Fear is the mind-killer.

Fear is the little-death that brings total obliteration.

I will face my fear.

I will permit it to pass over me and through me.

And when it has gone past, I will turn the inner eye to see its path.

Where the fear has gone there will be nothing.

Only I will remain.

Lady Jessica teaches it to her son Paul, who uses it in Dune when faced with Mohiam's test of his ability to withstand excruciating pain. The litany is shortened in David Lynch's 1984 film.

== Analysis ==
"Bene Gesserit" is Latin for "he/she shall have behaved well."

Brian Herbert, Frank Herbert's son and biographer, said of his father's creation of the Bene Gesserit:

When he was a boy, eight of Dad's Irish Catholic aunts tried to force Catholicism on him, but he resisted. Instead, this became the genesis of the Bene Gesserit Sisterhood. This fictional organization would claim it did not believe in organized religion, but the sisters were spiritual nonetheless. Both my father and mother were like that as well.

In Mycelium Running, mycologist Paul Stamets argues that Herbert was influenced by tales of María Sabina and the sacred mushroom cults of Mexico in creating the Bene Gesserit.

In Dreamer of Dune, Brian Herbert's 2003 biography of his father, the younger Herbert speculates that the name "Gesserit" is supposed to suggest to the reader the word "Jesuit" and thus evoke undertones of a religious order.
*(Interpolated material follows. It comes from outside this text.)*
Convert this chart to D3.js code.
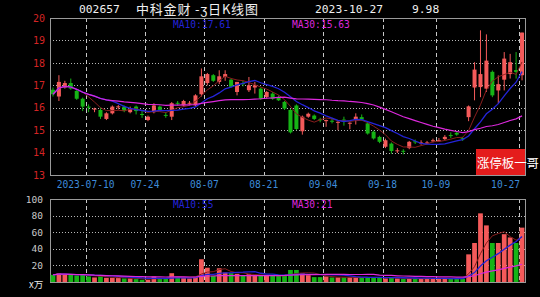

The powers of Bene Gesserit are an example of the use of hypnosis in science fiction.

==In adaptations==
The Bene Gesserit appear in all of the Dune adaptations to date: the 1984 film Dune; the 2000 TV miniseries Frank Herbert's Dune; and its 2003 sequel, Frank Herbert's Children of Dune; as well as the 2021 feature film Dune, and its 2024 sequel, Dune: Part Two.

A prequel series called Dune: Prophecy, centered on the Bene Gesserit, premiered on Max on November 17, 2024. Showrunner Alison Schapker said, "We certainly don't want to take away [the Bene Gesserit's] mystique, but we do go behind their closed doors and kind of see how they operate".